Other Asian Best Director nominees include Hiroshi Teshigahara for Woman in the Dunes (1964), Akira Kurosawa for Ran (1985), and M. Night Shyamalan for The Sixth Sense (1999).

In 2012, German-born directorial nominee Michael Haneke was nominated as Best Director for Amour (2012, Austria).

In 2006, Alejandro González Iñárritu was the first Mexican director nominated for the top prize for Babel (2006). French film director Michel Hazanavicius was nominated for The Artist (2011). In the year 2006, the Mexican directing troika of Alejandro González Iñárritu, Guillermo del Toro and Alfonso Cuaron took a combined 16 nominations for their films Babel (2006) (with seven nominations), Pan's Labyrinth (2006) (with six nominations) and Children of Men (2006) (with three nominations), respectively.

The first Canadian to win Best Director was James Cameron, for Titanic (1997).

In 1987, all five of the Best Director nominees were foreign-born:

  • Bernardo Bertolucci (Italy) - the winner
  • Lasse Hallstrom (Sweden)
  • Norman Jewison (Canada)
  • Adrian Lyne (British)
  • John Boorman (British)

Matching Best Picture and Best Director Nominees:

Up until recently, it was very rare for all the Best Picture nominees and Best Director nominees to directly correspond. It only happened five times in Oscar history when there were only 5 nominees for both Best Picture and Best Director. As of 2009, when the Best Picture list was expanded to 10 nominees, it wasn't as remarkable an occurrence:

  • 1957
  • 1964
  • 1981
  • 2005
  • 2008
  • 2009 - the first year with 10 Best Picture nominees
  • 2010
  • 2011
  • 2012

Best Director and Best Picture Correlations:

There is a direct correlation between the Best Picture and Director awards. Usually, the film voted Best Picture has been directed by the person named (or at least nominated) as Best Director. In a number of cases, however, the Best Picture win went to one film and Best Director went to another even though the helmer of the big winner was nominated.

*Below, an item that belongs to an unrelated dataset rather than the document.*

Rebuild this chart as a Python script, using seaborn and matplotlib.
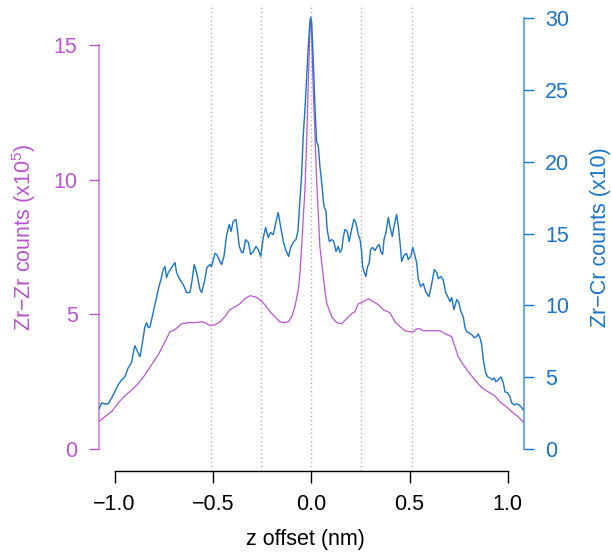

Of the 86 films (through the year 2013) that have been awarded Best Picture, 62 have also been awarded Best Director. About a quarter of the time, however, in Academy history, the Best Picture and Best Director winners have been for different films.

The Oscars (through the year 2013) have split Best Picture and Best Director 23 times: see years 2013, 2012, 2005, 2002, 2000, 1998, 1989, 1981, 1972, 1967, 1956, 1952, 1951, 1949, 1948, 1940, 1937, 1936, 1935, 1931/32, 1930/31, 1928/29, 1927/28 (two Best Director co-winners didn't win Best Picture).

In the first ten years of Oscar awards, seven of the first 10 Best Picture winners didn't include any honor for the directors beyond a nomination. [The exceptions were in the years 1929/30, 1932/33, and 1934, when the Academy honored the director as Best Director for a corresponding Best Picture.]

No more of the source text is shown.